I used to earn more than the average salary and it was consistent. I now earn much less and with no guarantees. But, as previously alluded to, would I switch? Unless I find myself with no options left at all, not a chance. The positives outweigh the negatives.
In March 2016, The Office for National Statistics (ONS) revealed that the number of self-employed in the UK has risen by 182,000 from January to March 2016 compared to the same period last year. This means there are now 4.69 million self-employed people in the UK, accounting for 15% of the workforce. Are they all happy? No. All miserable? No.
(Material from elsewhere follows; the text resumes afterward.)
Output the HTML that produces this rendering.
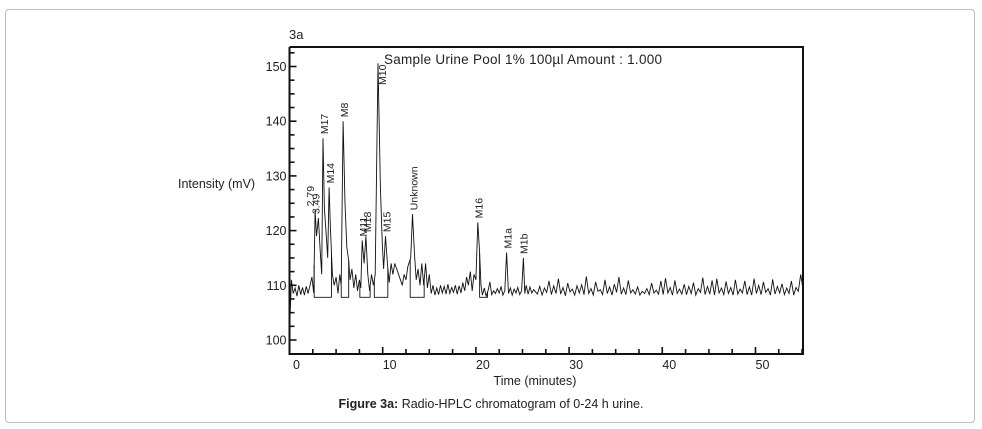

A recent survey from the Association of Independent Professionals and the Self Employed (IPSE) (https://www.ipse.co.uk/) found that over two thirds (68%) of UK freelancers are as or more confident in their business’ performance for the year ahead than they were last year, while other research revealed that freelancers contributed £109bn to the UK economy in 2015. Lorence Nye, IPSE economic advisor, commented: “The interesting thing is that the latest figures show full time self-employed people are the fastest growing group of workers in the nation. We know people who work for themselves report particularly high levels of job satisfaction and our research shows the vast majority have no intention of returning to traditional employment.”
I wholeheartedly concur. Oh and by the way, that link, which I discovered only whilst researching this article, made me think “you know what, another avenue for exploration: can it help me?”
If you’re employed, be happy; if you’re freelancing, be happy; if you’re swithering, take the plunge – nearly 5 million of us have. Good luck!